I rushed out of the house to find them. I walked around our block. Nothing. My heart sank, though it was pounding. I walked around the block again, calling to them. Nothing. I widened my search, and soon, I spotted them across a busy street (Blaker). I was so happy to see them! I called to them, but they couldn't tell which direction the voice had come from. So they started running. Away from me.
So I began to chase them. This was about a year after my two hip replacement surgeries, and I was really not in good walking nor running shape, but I tried. They ran over to Service Road, a major street with big rigs barreling up and down the street. I called to the dogs, they would stop, look around, and keep going. When I'd get within 10-20 yards, I'd call, and they would tear off again. June running, leading the way, Sunny following her closely, to guide him.
Finally, about a mile and a half from home, I caught them. I was so happy to see them! But frustrated that I had to chase them so far. I held them. They licked me. They were tired of all the running.

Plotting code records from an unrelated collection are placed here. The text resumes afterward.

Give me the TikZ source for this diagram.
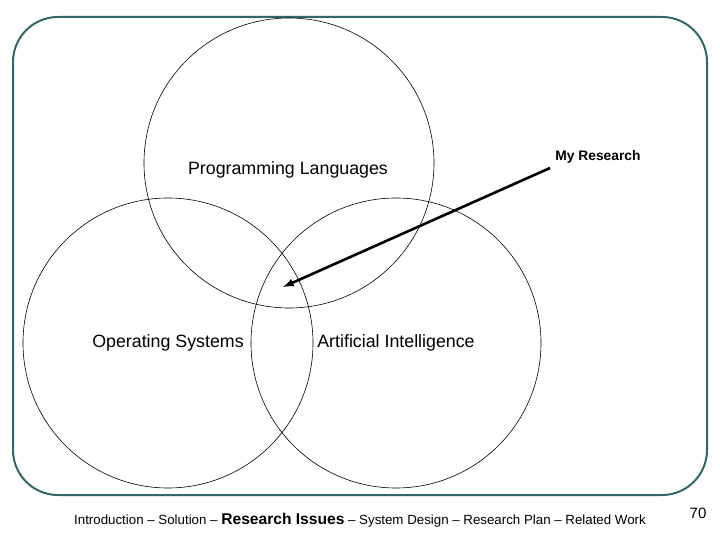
\documentclass[tikz,border=0pt]{standalone}
\usepackage{fontspec}
\setmainfont{Liberation Sans}
\definecolor{frame}{HTML}{336666}
\begin{document}
\begin{tikzpicture}[x=1pt,y=-1pt,
  circ/.style={draw=black,line width=0.6pt},
  lbl/.style={font=\fontsize{17.8}{20}\selectfont,inner sep=0pt},
  foot/.style={font=\fontsize{13.3}{15}\selectfont,inner sep=0pt}]
\useasboundingbox (0,0) rectangle (720,540);
\draw[frame,line width=2pt,rounded corners=45pt] (13,17) rectangle (707,495);
\node[circ,circle,minimum size=290pt,inner sep=0pt] (pl) at (289,163) {};
\node[circ,circle,minimum size=290pt,inner sep=0pt] (os) at (168,343) {};
\node[circ,circle,minimum size=290pt,inner sep=0pt] (ai) at (396,343) {};
\node[lbl] (plt) at (288,170) {Programming Languages};
\node[lbl] (ost) at (168,343) {Operating Systems};
\node[lbl] (ait) at (396,343) {Artificial Intelligence};
\node[font=\fontsize{13.8}{15}\selectfont\bfseries,inner sep=0pt] (mr) at (598,157) {My Research};
\coordinate (tip) at (283,287);
\draw[line width=2.6pt,-latex] (550,168) -- (tip);
\node[foot] (ft) at (360,520) {Introduction -- Solution -- {\fontsize{15.6}{18}\selectfont\bfseries Research Issues} -- System Design -- Research Plan -- Related Work};
\node[foot,font=\fontsize{15}{17}\selectfont] (pg) at (698,513) {70};
\end{tikzpicture}
\end{document}
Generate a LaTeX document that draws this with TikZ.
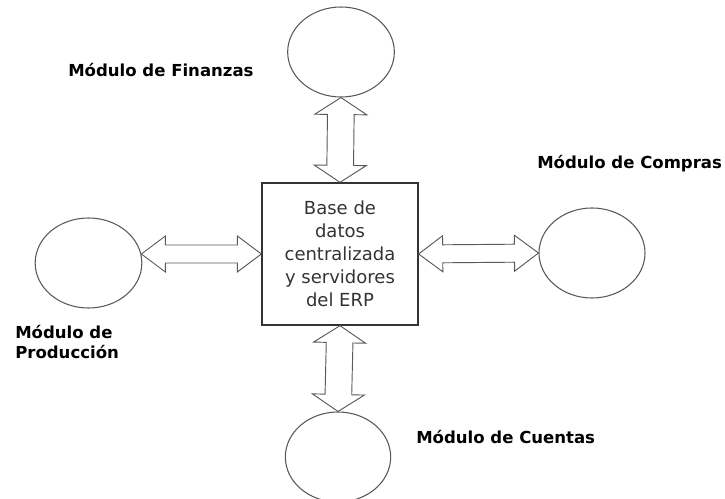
\documentclass[tikz,border=0pt]{standalone}
\usepackage{fontspec}
\setmainfont{DejaVu Sans}
\usepackage{tikz}
\usetikzlibrary{shapes.geometric , calc}

% doble flecha hueca: desde, hasta, largo punta, media punta, medio cuerpo
\newcommand{\dflecha}[5]{%
  \draw[flecha] (#1) -- ($(#1)!#3!(#2)!#4!90:(#2)$) -- ($(#1)!#3!(#2)!#5!90:(#2)$)
    -- ($(#2)!#3!(#1)!#5!-90:(#1)$) -- ($(#2)!#3!(#1)!#4!-90:(#1)$) -- (#2)
    -- ($(#2)!#3!(#1)!#4!90:(#1)$) -- ($(#2)!#3!(#1)!#5!90:(#1)$)
    -- ($(#1)!#3!(#2)!#5!-90:(#2)$) -- ($(#1)!#3!(#2)!#4!-90:(#2)$) -- cycle;}

\begin{document}
\begin{tikzpicture}[x = 0.75pt , y = -0.75pt ,
    modulo/.style = {ellipse , draw = black!65 , line width = 0.8pt , inner sep = 0pt},
    flecha/.style = {draw = black!65 , line width = 0.7pt , line join = miter},
    etiqueta/.style = {font = \fontsize{12.4}{15}\selectfont\bfseries , inner sep = 0pt}]
    \useasboundingbox (0,0) rectangle (725,499);
    % base de datos central
    \node[draw = black!80 , line width = 1pt , minimum width = 117pt , minimum height = 106.5pt ,
          align = center , text = black!80 , font = \fontsize{13.5}{17.3}\selectfont] (bd) at (340,254)
          {Base de\\datos\\centralizada\\y servidores\\del ERP};
    % modulos
    \node[modulo , minimum width = 80pt , minimum height = 67.5pt] (fin) at (341,52) {};
    \node[modulo , minimum width = 80pt , minimum height = 67.5pt] (pro) at (88.5,263) {};
    \node[modulo , minimum width = 79.5pt , minimum height = 67.5pt] (com) at (592,253) {};
    \node[modulo , minimum width = 79pt , minimum height = 67.5pt] (cue) at (338,457) {};
    \coordinate (proE) at ($(pro.east |- bd.west) + (-1,0)$); % punta sobre el modulo
    % flechas
    \dflecha{fin.south}{bd.north}{12.75pt}{19.5pt}{10pt}
    \dflecha{bd.south}{cue.north}{12.75pt}{19.5pt}{10pt}
    \dflecha{proE}{bd.west}{18pt}{13.5pt}{6.75pt}
    \dflecha{bd.east}{com.west}{18pt}{13.5pt}{6.75pt}
    % etiquetas
    \node[etiqueta , anchor = west] (tfin) at (68,70) {Módulo de Finanzas};
    \node[etiqueta , anchor = west] (tcom) at (537,164) {Módulo de Compras};
    \node[etiqueta , anchor = west , align = left] (tpro) at (15,342) {Módulo de\\Producción};
    \node[etiqueta , anchor = west] (tcue) at (416,437) {Módulo de Cuentas};
\end{tikzpicture}
\end{document}
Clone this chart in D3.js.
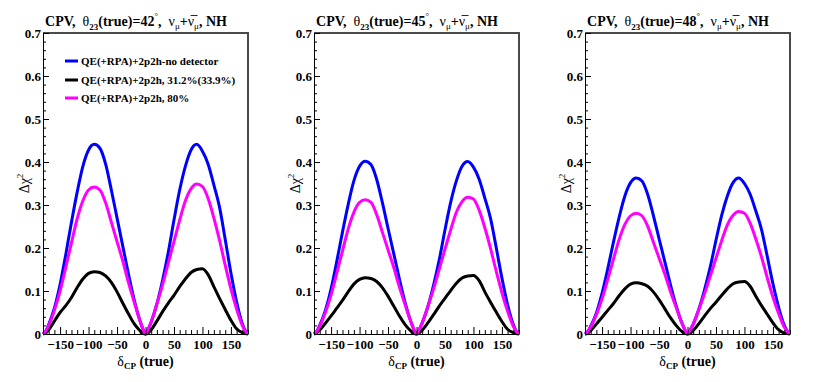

And then I wondered what to do. I had not thought of bringing their leashes nor collars. I couldn't carry them all the way home. There was no one around. We were by a church, and I noticed that the church had a little mesh gate enclosure around their trash. So I coaxed the dogs over there, opened the gate, removed the trash bin, put the dogs behind the gate, closed the gate, and put the bin against the gate.
So they were now "safe", but for how long? Would they force their way out again? Would they bark when I left, and someone would "rescue" them?
At that time, a young couple with a large dog came running by. I stopped them and told them the story briefly, and asked if they would watch the dogs for about half an hour until I got home, and drove back to get them. They said, "sure".
So I walked/ran back home as fast as I could. Got in the car, and drove back to get the dogs. I tried to pay the couple for watching the dogs, but they wouldn't take any money. I placed the dogs in the car, drove home, and then got them in the house. (Making sure the back gate was closed!)
I think they slept for about three days straight. They were tuckered out! And I was emotionally and physically exhausted!
While looking for them, I remember praying for their safety, and that I could find them. I remember praying while I was chasing them, that I could catch them. When they were home, I uttered a prayer of relief and sincere gratitude.
Well, they are both safe at home now, as all dogs go to heaven. (I am unsure about cats, though!) I am grateful for their presence in our lives, for the joy they brought us, for the lessons we learned from them, for the chance to care for some of God's creatures.
I am grateful. Really. But the next piece of dog poop I find in our back yard, I just might shed another tear or two.